Method 1: Date Range and Reindex

Creating a complete date range and reindexing your DataFrame against it allows identification of missing dates. This method involves generating a full range of dates between the minimum and maximum existing dates in the dataset and then reindexing the DataFrame with this range. Missing dates will appear with NaN values after reindexing.

Here’s an example:

import pandas as pd

# Assume df is your DataFrame and 'date' is the date column
date_range = pd.date_range(start=df['date'].min(), end=df['date'].max())
df_reindexed = df.set_index('date').reindex(date_range)
missing_dates = df_reindexed[df_reindexed.isnull().any(axis=1)].index

print(missing_dates)

The output would be a DatetimeIndex containing the missing dates.

This snippet starts by creating a date range from the minimum to the maximum date in the DataFrame. Then, it reindexes the DataFrame using this date range, which introduces NaN values for the new index labels (dates) that were not originally in the DataFrame. Finally, it filters out the rows with NaN values to retrieve the missing dates.

Method 2: Boolean Indexing with Generated Date Range

This method leverages boolean indexing to identify missing dates directly within Pandas. One first creates a full date range, then uses boolean indexing to determine which of those dates are not present in the original data.

Here’s an example:

import pandas as pd

date_range = pd.date_range(start='2023-01-01', end='2023-01-31')
missing_dates = date_range[~date_range.isin(df['date'])]

print(missing_dates)

A Pandas DatetimeIndex listing all dates absent from the original DataFrame will be displayed.

The code first generates a full range of dates for a particular period. Then, it applies boolean indexing using the isin() method to filter the date range for dates not present in the data column of the DataFrame. The tilde (~) operator is used to invert the boolean result, selecting only the missing dates.

Method 3: Merge with Full Date Range

This approach involves creating a full range of dates and merging it with the original dataset. The merge operation introduces NaNs for dates that don’t match, highlighting the missing dates. This is particularly useful when handling large datasets, as merging can be performed efficiently.

Here’s an example:

import pandas as pd

date_range = pd.DataFrame(pd.date_range(start='2023-01-01', end='2023-01-31'), columns=['date'])
df_with_all_dates = pd.merge(date_range, df, on='date', how='left')
missing_dates = df_with_all_dates[df_with_all_dates['your_data_column'].isnull()]['date']

print(missing_dates)

It outputs the dates that were missing in the original data series.

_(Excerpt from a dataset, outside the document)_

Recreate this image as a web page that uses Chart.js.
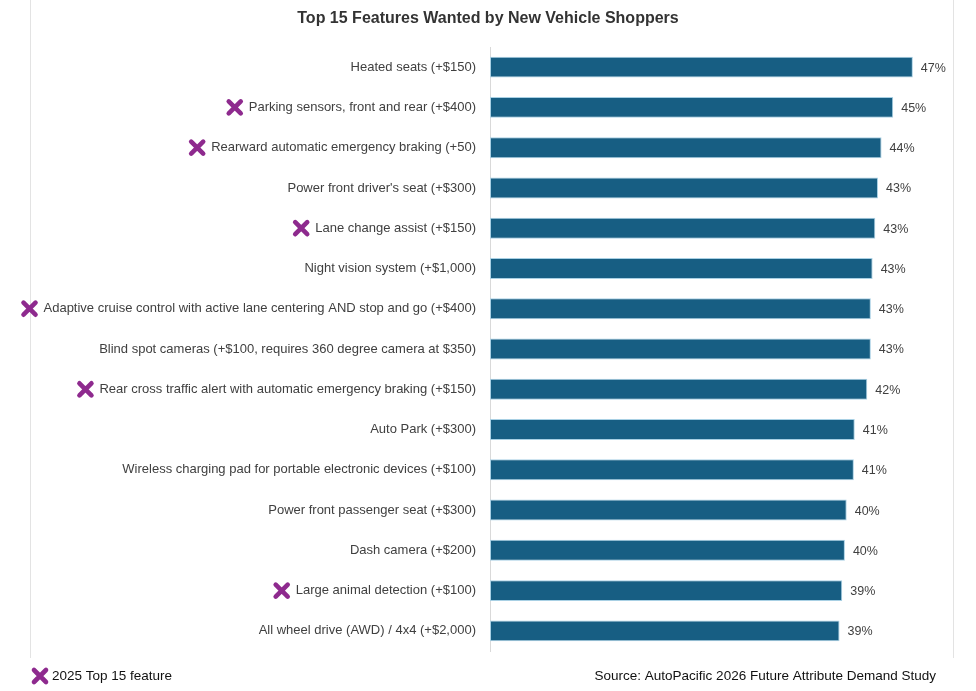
<!DOCTYPE html>
<html>
<head>
<meta charset="utf-8">
<script src="https://cdn.jsdelivr.net/npm/chart.js@4"></script>
<style>
  html, body { margin: 0; padding: 0; background: #fff; }
  #wrap { width: 976px; height: 691px; position: relative; }
</style>
</head>
<body>
<div id="wrap"><canvas id="chart"></canvas></div>
<script>
// feature labels, top to bottom
const features = [
  'Heated seats (+$150)',
  'Parking sensors, front and rear (+$400)',
  'Rearward automatic emergency braking (+50)',
  "Power front driver's seat (+$300)",
  'Lane change assist (+$150)',
  'Night vision system (+$1,000)',
  'Adaptive cruise control with active lane centering AND stop and go (+$400)',
  'Blind spot cameras (+$100, requires 360 degree camera at $350)',
  'Rear cross traffic alert with automatic emergency braking (+$150)',
  'Auto Park (+$300)',
  'Wireless charging pad for portable electronic devices (+$100)',
  'Power front passenger seat (+$300)',
  'Dash camera (+$200)',
  'Large animal detection (+$100)',
  'All wheel drive (AWD) / 4x4 (+$2,000)'
];

// share of shoppers wanting it (%)
const shares = [47.3, 45.1, 43.8, 43.4, 43.1, 42.8, 42.6, 42.6, 42.2, 40.8, 40.7, 39.9, 39.7, 39.4, 39.1];

// was it also in the 2025 top 15?
const top2025 = [false, true, true, false, true, false, true, false, true, false, false, false, false, true, false];

const labelFont = '13px "Liberation Sans", Arial, sans-serif';
const purple = '#8e2a8e';
const labelRight = 476;

function drawCross(ctx, cx, cy) {
  ctx.save();
  ctx.strokeStyle = purple;
  ctx.lineWidth = 4.6;
  ctx.lineCap = 'round';
  const r = 6;
  ctx.beginPath();
  ctx.moveTo(cx - r, cy - r); ctx.lineTo(cx + r, cy + r);
  ctx.moveTo(cx + r, cy - r); ctx.lineTo(cx - r, cy + r);
  ctx.stroke();
  ctx.restore();
}

const decor = {
  id: 'decor',
  beforeDraw(chart) {
    const ctx = chart.ctx;
    ctx.save();
    ctx.strokeStyle = '#e3e3e3';
    ctx.lineWidth = 1;
    ctx.beginPath();
    ctx.moveTo(30.5, 0); ctx.lineTo(30.5, 658);
    ctx.moveTo(953.5, 0); ctx.lineTo(953.5, 658);
    ctx.stroke();
    ctx.restore();
  },
  afterDraw(chart) {
    const { ctx } = chart;
    const y = chart.scales.y;
    ctx.save();

    // title
    ctx.fillStyle = '#333';
    ctx.font = 'bold 16px "Liberation Sans Narrow", "Liberation Sans", Arial, sans-serif';
    ctx.textAlign = 'center';
    ctx.textBaseline = 'middle';
    ctx.fillText('Top 15 Features Wanted by New Vehicle Shoppers', 488, 19);

    // labels drawn here so the 2025 marks sit right in front of them
    ctx.font = labelFont;
    ctx.fillStyle = '#404040';
    ctx.textAlign = 'right';
    features.forEach((f, i) => {
      const cy = y.getPixelForValue(i);
      ctx.fillText(f, labelRight, cy);
      if (top2025[i]) {
        const w = ctx.measureText(f).width;
        drawCross(ctx, labelRight - w - 14, cy);
      }
    });

    // value labels
    ctx.font = '12.5px "Liberation Sans", Arial, sans-serif';
    ctx.fillStyle = '#404040';
    ctx.textAlign = 'left';
    const meta = chart.getDatasetMeta(0);
    meta.data.forEach((bar, i) => {
      ctx.fillText(Math.round(shares[i]) + '%', bar.x + 8, bar.y + 1);
    });

    // footer
    drawCross(ctx, 40, 676);
    ctx.fillStyle = '#111';
    ctx.font = '13.5px "Liberation Sans", Arial, sans-serif';
    ctx.fillText('2025 Top 15 feature', 52, 676);
    ctx.textAlign = 'right';
    ctx.fillText('Source: AutoPacific 2026 Future Attribute Demand Study', 936, 676);

    ctx.restore();
  }
};

new Chart(document.getElementById('chart'), {
  type: 'bar',
  data: {
    labels: features,
    datasets: [{
      data: shares,
      backgroundColor: '#175e83',
      borderColor: '#a8d0e4',
      borderWidth: 1,
      borderSkipped: false,
      barPercentage: 0.52,
      categoryPercentage: 1
    }]
  },
  options: {
    indexAxis: 'y',
    responsive: true,
    maintainAspectRatio: false,
    animation: false,
    layout: { padding: { left: 0, right: 39, top: 47, bottom: 40 } },
    plugins: {
      legend: { display: false },
      tooltip: { enabled: false }
    },
    scales: {
      x: {
        display: false,
        min: 0,
        max: 50
      },
      y: {
        afterFit(scale) { scale.width = 490; },
        grid: { display: false },
        border: { display: true, color: '#d9d9d9', width: 1 },
        ticks: { display: false }
      }
    }
  },
  plugins: [decor]
});
</script>
</body>
</html>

After generating a DataFrame with a complete date range, the code merges it with the original DataFrame on the date column. Using a left join ensures that all dates from the date range remain, introducing NaN values where data is absent.

Method 4: Drop Duplicates and Compare with Full Date Range

By dropping duplicate dates from the dataset and comparing this with a complete date range, one can swiftly identify missing dates. This is helpful when the original data might have multiple entries for some dates, and the goal is to check for calendar days with no data at all.

Here’s an example:

import pandas as pd

unique_dates = df['date'].drop_duplicates()
date_range = pd.date_range(start=unique_dates.min(), end=unique_dates.max())
missing_dates = date_range.difference(unique_dates)

print(missing_dates)

The result is a list of dates that the original DataFrame doesn’t have entries for.

The code removes any duplicate dates to ensure each date is only included once. It then creates a complete date range and uses the difference() method to find which dates from the complete range are not in the unique_dates Series.

Bonus One-Liner Method 5: Using compare_date_range Function

Utilizing a custom helper function, such as compare_date_range(), can provide a quick one-liner solution to identify missing dates. This function encapsulates the logic of creating the date range and comparing it with the existing dates in the DataFrame.

Here’s an example:

import pandas as pd

def compare_date_range(df, date_column):
    date_range = pd.date_range(start=df[date_column].min(), end=df[date_column].max())
    return date_range.difference(df[date_column])

missing_dates = compare_date_range(df, 'date')

print(missing_dates)

A concise list of dates missing from the DataFrame’s date column is printed.

The code defines a function that when given a DataFrame and the name of the date column, returns the missing dates between the earliest and latest dates in that column. It creates a date range and then uses the difference() method to produce the result.

Summary/Discussion

Method 1: Date Range and Reindex. Strength: Ensures all possible dates are considered. Weakness: Can be memory-intensive if the full date range is much larger than the original DataFrame.
Method 2: Boolean Indexing with Generated Date Range. Strength: Straightforward and easy to implement. Weakness: Requires manual definition of date ranges.
Method 3: Merge with Full Date Range. Strength: Efficient for large datasets. Weakness: Involves creating an additional DataFrame which may be inconvenient.
Method 4: Drop Duplicates and Compare. Strength: Accounts for and removes duplicate dates. Weakness: Does not handle continuous date ranges across separate months or years well.
Bonus Method 5: Using a custom function. Strength: Provides a reusable, one-liner approach. Weakness: Must define the function before using, which is extra overhead.